Directed by: Dan Trachtenberg

Premise: The fifth entry in the Predator series. An extraterrestrial hunter (Dane DiLiegro) stalks the woods in eighteenth century North America. A female Comanche hunter (Amber Midthunder) protects her tribe.

What Works: The Predator series has seen quite a few permutations on the central idea that a race of extraterrestrials periodically visit this planet to hunt human beings for sport. Prey does not reinvent the series but it does shave the conceit down to its essentials and delivers a mix of action and horror thrills with great craftsmanship. The film is set on the eighteenth-century Great Plains and the setting gives Prey a different feel from its predecessors. As a period piece, Prey comes across authentically of its time and place. The native characters are portrayed with nuance and intelligence and the art direction looks organic. Prey is the story of Naru, a Comanche woman who wants to prove herself as a hunter but must overcome the prejudices of her tribe as well as her own inexperience. The filmmakers spend quite a bit of time on Naru’s tribal life and effectively establish her character. Naru is well played by Amber Midthunder. She has the right combination of toughness and vulnerability to make for a compelling hero. Prey is a very good example of unified storytelling. Everything in it is built around the concept of predator-prey relationships and the techniques and adaptations that animals use to trap their next meal or avoid becoming one. Prey is full of these kinds of details and they enrich the film but they are embedded into the story so that it remains a lean and streamlined experience which makes Prey a relief from many of the bloated and overlong franchise films currently being made. It is also extraordinarily well crafted. The picture is beautifully shot but in a way that accentuates the harshness and difficulty of the land. The action sequences are ferocious and are executed on a modest scale that makes them credible and therefore exciting.
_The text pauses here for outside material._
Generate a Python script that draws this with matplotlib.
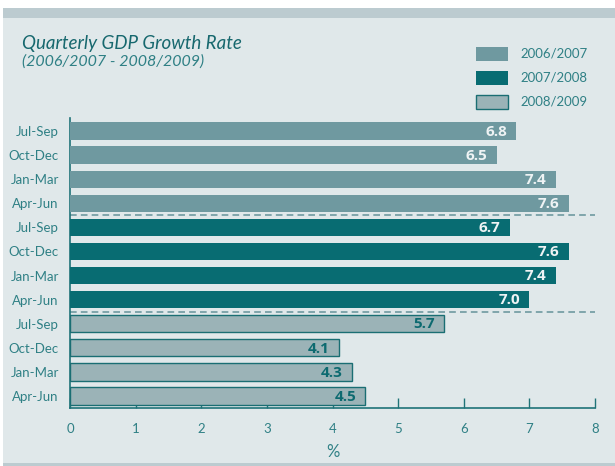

What Doesn’t: Sarah Schachner wrote a very good score for Prey. However, the music does not make much use of the Predator themes created by Alan Silvestri for the first movie and repeated in the sequels (although not in Alien vs. Predator). This is unfortunate. Silvestri’s Predator score was a key part of the franchise’s identity in much the same way that John Williams’ Star Wars themes were associated with those characters and stories. The filmmakers clearly wanted Prey to forge its own identity separate from the other Predator films but in this particular respect they drifted a little too far.

Bottom Line: Prey is one of the better entries in the Predator series. It does not develop the larger story world the way some of the other sequels did but Prey does offer the primal survivalist thrills that made the original Predator a classic.